If you are located in the European Union, you are entitled to the following rights with regard to your personal information and data:
- Right of access to your personal data, to know what information about you we hold
- Right to correct any incorrect or incomplete personal data about yourself that we hold
- Right to restrict/suspend our processing of your personal data
- Right to complain to a supervisory authority if you believe your privacy rights are being violated
- Additional rights that may apply to you in certain instances:
- Right of data portability (if our processing is based on consent and automated means)
- Right to withdraw consent at any time (if processing is based on consent)
- Right to object to processing (if processing is based on legitimate interests)
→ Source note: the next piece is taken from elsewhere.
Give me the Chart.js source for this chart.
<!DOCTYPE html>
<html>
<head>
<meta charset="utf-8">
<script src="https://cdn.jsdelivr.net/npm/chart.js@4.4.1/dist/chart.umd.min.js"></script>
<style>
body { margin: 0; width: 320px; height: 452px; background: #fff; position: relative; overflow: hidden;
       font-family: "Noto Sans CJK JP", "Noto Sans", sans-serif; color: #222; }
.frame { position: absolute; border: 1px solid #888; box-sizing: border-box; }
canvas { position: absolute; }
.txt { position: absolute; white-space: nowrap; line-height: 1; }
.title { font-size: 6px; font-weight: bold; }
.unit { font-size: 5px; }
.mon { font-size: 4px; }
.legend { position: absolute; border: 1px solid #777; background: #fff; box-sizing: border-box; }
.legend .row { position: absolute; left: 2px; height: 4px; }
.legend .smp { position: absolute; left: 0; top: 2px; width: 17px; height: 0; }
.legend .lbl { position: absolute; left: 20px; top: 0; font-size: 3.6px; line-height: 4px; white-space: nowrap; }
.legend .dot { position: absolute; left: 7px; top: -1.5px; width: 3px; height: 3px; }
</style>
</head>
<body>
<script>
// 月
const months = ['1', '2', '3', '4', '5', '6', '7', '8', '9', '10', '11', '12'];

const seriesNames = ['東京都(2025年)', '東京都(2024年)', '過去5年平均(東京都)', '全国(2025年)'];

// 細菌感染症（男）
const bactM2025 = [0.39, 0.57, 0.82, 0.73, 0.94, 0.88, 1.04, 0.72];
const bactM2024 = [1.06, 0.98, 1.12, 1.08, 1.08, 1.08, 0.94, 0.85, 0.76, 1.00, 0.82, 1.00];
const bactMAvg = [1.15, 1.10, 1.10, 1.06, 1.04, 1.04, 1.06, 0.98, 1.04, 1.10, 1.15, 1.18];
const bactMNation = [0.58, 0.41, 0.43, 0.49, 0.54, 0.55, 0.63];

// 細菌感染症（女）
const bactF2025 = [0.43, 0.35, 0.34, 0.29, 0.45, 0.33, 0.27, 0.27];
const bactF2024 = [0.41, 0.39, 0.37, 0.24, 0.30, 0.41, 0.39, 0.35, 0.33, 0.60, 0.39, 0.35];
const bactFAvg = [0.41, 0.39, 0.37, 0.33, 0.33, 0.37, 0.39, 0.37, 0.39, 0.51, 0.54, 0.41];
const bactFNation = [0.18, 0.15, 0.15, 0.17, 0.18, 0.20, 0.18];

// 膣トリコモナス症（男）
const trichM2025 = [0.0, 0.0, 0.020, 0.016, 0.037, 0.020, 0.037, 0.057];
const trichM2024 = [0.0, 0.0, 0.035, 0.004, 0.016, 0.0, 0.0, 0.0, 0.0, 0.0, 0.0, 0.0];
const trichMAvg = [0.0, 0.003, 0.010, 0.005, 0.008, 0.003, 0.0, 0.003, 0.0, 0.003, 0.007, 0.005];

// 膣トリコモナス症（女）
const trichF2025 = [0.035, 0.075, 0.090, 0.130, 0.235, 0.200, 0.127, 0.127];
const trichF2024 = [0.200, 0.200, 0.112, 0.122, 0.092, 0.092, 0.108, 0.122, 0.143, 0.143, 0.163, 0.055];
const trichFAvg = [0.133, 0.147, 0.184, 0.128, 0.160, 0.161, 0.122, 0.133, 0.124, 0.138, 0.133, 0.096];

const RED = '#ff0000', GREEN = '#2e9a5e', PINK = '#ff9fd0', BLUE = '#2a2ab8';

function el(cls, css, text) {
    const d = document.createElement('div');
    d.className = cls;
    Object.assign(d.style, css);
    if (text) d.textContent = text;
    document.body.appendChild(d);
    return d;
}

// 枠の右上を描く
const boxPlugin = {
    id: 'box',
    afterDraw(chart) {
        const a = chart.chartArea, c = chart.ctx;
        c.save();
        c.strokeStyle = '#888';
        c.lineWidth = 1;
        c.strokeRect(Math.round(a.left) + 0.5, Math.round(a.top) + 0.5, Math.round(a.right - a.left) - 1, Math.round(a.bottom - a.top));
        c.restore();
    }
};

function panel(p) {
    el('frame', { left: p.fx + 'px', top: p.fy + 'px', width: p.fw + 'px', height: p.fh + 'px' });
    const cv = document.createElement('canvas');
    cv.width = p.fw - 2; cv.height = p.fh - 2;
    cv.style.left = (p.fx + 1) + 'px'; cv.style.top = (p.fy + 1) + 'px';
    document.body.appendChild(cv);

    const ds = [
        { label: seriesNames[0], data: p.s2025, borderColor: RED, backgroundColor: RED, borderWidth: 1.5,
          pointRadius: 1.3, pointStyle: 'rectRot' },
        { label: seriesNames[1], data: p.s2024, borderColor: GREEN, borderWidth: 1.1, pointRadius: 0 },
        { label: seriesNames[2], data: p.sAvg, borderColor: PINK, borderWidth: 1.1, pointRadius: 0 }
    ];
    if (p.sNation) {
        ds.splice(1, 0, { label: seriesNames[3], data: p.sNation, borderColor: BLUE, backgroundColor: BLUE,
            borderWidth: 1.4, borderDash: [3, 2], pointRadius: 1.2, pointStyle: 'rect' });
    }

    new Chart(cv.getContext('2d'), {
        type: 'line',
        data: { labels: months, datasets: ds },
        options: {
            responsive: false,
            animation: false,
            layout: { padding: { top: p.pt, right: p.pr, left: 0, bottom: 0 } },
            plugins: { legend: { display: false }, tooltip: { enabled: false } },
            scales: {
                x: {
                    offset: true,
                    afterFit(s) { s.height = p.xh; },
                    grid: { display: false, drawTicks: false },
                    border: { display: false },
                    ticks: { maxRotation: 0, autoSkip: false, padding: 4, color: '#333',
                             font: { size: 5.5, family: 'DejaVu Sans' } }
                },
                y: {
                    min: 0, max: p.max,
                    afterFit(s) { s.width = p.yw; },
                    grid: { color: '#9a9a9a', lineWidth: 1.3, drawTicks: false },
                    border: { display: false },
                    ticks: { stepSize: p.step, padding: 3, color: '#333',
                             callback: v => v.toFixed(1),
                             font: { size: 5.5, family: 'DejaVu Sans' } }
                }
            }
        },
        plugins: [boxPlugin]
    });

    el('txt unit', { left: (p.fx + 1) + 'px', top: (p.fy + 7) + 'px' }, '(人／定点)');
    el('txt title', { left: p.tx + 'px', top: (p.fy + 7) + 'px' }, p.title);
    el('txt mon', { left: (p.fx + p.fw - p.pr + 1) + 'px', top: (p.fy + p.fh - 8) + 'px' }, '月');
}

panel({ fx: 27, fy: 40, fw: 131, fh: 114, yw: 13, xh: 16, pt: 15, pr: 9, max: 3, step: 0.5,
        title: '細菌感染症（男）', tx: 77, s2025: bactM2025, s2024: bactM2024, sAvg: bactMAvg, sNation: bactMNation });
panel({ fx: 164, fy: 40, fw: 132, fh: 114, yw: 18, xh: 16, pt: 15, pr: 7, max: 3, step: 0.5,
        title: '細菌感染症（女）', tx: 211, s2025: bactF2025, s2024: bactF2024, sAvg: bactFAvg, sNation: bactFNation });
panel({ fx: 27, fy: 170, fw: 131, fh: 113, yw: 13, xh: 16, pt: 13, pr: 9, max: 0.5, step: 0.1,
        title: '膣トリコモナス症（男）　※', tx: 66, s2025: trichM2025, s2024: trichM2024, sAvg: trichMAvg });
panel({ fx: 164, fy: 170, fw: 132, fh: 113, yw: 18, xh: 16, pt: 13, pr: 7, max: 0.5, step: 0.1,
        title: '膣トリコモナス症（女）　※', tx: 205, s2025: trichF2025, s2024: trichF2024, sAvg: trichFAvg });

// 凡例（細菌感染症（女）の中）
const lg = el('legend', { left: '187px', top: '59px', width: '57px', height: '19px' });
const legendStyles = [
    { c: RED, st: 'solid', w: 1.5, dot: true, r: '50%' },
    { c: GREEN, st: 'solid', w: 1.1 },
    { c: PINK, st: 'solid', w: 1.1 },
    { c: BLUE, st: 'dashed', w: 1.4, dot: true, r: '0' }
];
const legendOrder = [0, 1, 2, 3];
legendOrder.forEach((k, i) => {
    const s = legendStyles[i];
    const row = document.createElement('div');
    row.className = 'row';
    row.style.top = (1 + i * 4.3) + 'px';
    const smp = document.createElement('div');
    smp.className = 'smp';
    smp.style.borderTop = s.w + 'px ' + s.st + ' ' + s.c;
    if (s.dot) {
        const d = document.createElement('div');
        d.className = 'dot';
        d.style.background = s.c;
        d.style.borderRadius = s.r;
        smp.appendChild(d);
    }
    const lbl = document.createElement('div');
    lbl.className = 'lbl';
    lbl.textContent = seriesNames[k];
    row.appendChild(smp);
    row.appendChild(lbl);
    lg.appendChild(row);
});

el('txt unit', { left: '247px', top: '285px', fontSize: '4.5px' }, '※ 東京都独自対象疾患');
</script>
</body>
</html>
- Right to object to processing of personal data for direct marketing purposes
- Right of erasure of your personal data from our system (“right to be forgotten”) if certain grounds are met
- To exercise your privacy rights, you can email us at firstname.lastname@example.org
Service Level Agreement (SLA)
For paid featureflow accounts, featureflow will make commercially reasonable efforts to make the Service available to Customer at least 99.9% of the time during each month during the subscription period, excluding downtime attributable to any scheduled maintenance (the “SLA”). The Customer may terminate the corresponding Service Order if: the Service does not meet the SLA for two (2) consecutive months (an “SLA Claim”); The Customer provides featureflow with all information necessary to support the SLA Claim; and Customer provides featureflow with written notice of termination within thirty (30) days of the date of the occurrence of the SLA Claim. In addition, featureflow will use commercially reasonable efforts to make support services as specified in the corresponding Service Order available to Customer (the “Featureflow Support Option”).